:: Dataset records
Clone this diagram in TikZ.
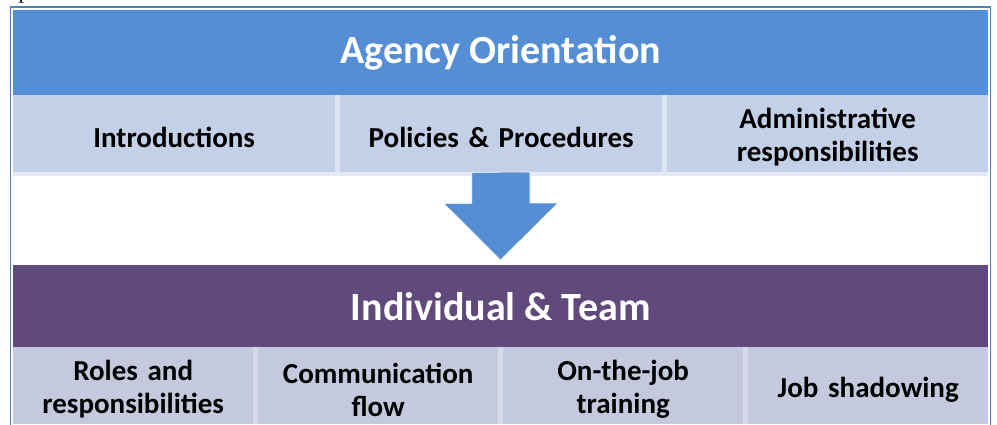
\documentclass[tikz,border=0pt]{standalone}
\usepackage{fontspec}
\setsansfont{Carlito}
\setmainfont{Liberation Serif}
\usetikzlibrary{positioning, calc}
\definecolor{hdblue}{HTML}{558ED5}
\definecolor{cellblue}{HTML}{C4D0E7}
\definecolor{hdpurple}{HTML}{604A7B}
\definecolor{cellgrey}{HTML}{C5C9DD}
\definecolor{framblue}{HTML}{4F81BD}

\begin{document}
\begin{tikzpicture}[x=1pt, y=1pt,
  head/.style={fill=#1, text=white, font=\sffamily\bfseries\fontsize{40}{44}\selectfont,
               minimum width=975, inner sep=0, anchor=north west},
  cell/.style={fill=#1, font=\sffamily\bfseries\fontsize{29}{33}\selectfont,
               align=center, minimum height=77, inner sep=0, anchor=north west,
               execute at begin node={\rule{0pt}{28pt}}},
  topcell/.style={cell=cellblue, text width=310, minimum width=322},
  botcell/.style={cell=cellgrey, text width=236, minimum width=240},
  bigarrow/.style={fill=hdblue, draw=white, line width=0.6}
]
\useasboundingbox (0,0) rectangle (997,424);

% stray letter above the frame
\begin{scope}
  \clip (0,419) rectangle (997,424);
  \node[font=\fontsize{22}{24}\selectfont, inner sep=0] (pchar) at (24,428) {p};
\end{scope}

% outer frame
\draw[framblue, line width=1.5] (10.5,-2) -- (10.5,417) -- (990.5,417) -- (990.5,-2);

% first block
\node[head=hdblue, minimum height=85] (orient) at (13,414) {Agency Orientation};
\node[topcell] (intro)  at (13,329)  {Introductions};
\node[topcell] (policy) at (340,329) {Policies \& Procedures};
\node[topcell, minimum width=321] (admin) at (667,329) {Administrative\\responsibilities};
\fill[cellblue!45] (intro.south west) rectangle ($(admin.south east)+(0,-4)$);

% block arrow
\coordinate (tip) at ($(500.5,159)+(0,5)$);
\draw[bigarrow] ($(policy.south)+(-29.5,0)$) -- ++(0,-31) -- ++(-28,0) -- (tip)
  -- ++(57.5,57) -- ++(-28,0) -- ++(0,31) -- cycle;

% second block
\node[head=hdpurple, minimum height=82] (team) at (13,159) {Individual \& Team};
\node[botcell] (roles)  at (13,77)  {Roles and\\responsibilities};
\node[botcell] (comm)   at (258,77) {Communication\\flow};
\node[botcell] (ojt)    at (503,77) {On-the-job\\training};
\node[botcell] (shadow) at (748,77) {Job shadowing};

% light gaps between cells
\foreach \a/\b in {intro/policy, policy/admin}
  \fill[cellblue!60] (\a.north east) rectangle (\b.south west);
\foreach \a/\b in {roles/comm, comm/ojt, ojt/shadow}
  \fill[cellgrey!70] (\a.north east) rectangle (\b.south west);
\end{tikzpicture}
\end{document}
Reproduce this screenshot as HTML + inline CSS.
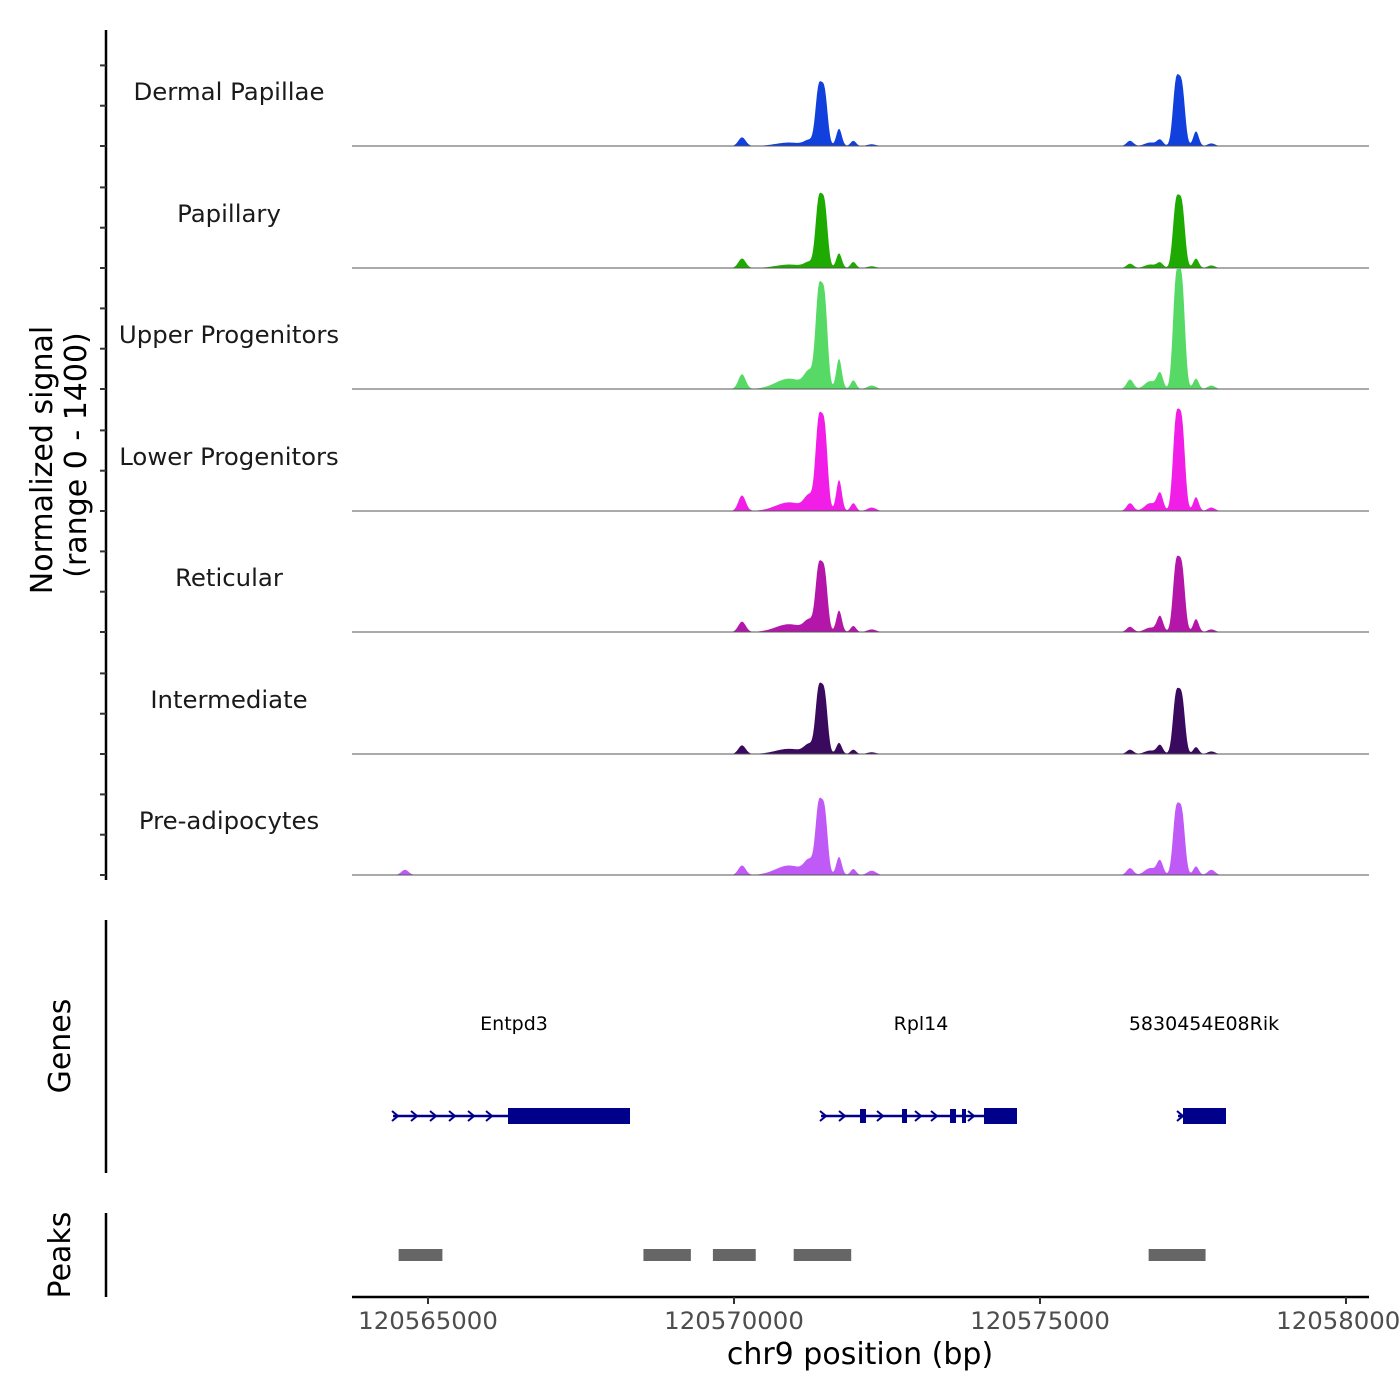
::::
Directive:
Restate the lines of the records exactly, starting at the first and stopping after the line with "-- ++(57.5,57) -- ++(-28,0)". Leave out any picture.

Result below:
Clone this diagram in TikZ.
\documentclass[tikz,border=0pt]{standalone}
\usepackage{fontspec}
\setsansfont{Carlito}
\setmainfont{Liberation Serif}
\usetikzlibrary{positioning, calc}
\definecolor{hdblue}{HTML}{558ED5}
\definecolor{cellblue}{HTML}{C4D0E7}
\definecolor{hdpurple}{HTML}{604A7B}
\definecolor{cellgrey}{HTML}{C5C9DD}
\definecolor{framblue}{HTML}{4F81BD}

\begin{document}
\begin{tikzpicture}[x=1pt, y=1pt,
  head/.style={fill=#1, text=white, font=\sffamily\bfseries\fontsize{40}{44}\selectfont,
               minimum width=975, inner sep=0, anchor=north west},
  cell/.style={fill=#1, font=\sffamily\bfseries\fontsize{29}{33}\selectfont,
               align=center, minimum height=77, inner sep=0, anchor=north west,
               execute at begin node={\rule{0pt}{28pt}}},
  topcell/.style={cell=cellblue, text width=310, minimum width=322},
  botcell/.style={cell=cellgrey, text width=236, minimum width=240},
  bigarrow/.style={fill=hdblue, draw=white, line width=0.6}
]
\useasboundingbox (0,0) rectangle (997,424);

% stray letter above the frame
\begin{scope}
  \clip (0,419) rectangle (997,424);
  \node[font=\fontsize{22}{24}\selectfont, inner sep=0] (pchar) at (24,428) {p};
\end{scope}

% outer frame
\draw[framblue, line width=1.5] (10.5,-2) -- (10.5,417) -- (990.5,417) -- (990.5,-2);

% first block
\node[head=hdblue, minimum height=85] (orient) at (13,414) {Agency Orientation};
\node[topcell] (intro)  at (13,329)  {Introductions};
\node[topcell] (policy) at (340,329) {Policies \& Procedures};
\node[topcell, minimum width=321] (admin) at (667,329) {Administrative\\responsibilities};
\fill[cellblue!45] (intro.south west) rectangle ($(admin.south east)+(0,-4)$);

% block arrow
\coordinate (tip) at ($(500.5,159)+(0,5)$);
\draw[bigarrow] ($(policy.south)+(-29.5,0)$) -- ++(0,-31) -- ++(-28,0) -- (tip)
  -- ++(57.5,57) -- ++(-28,0) -- ++(0,31) -- cycle;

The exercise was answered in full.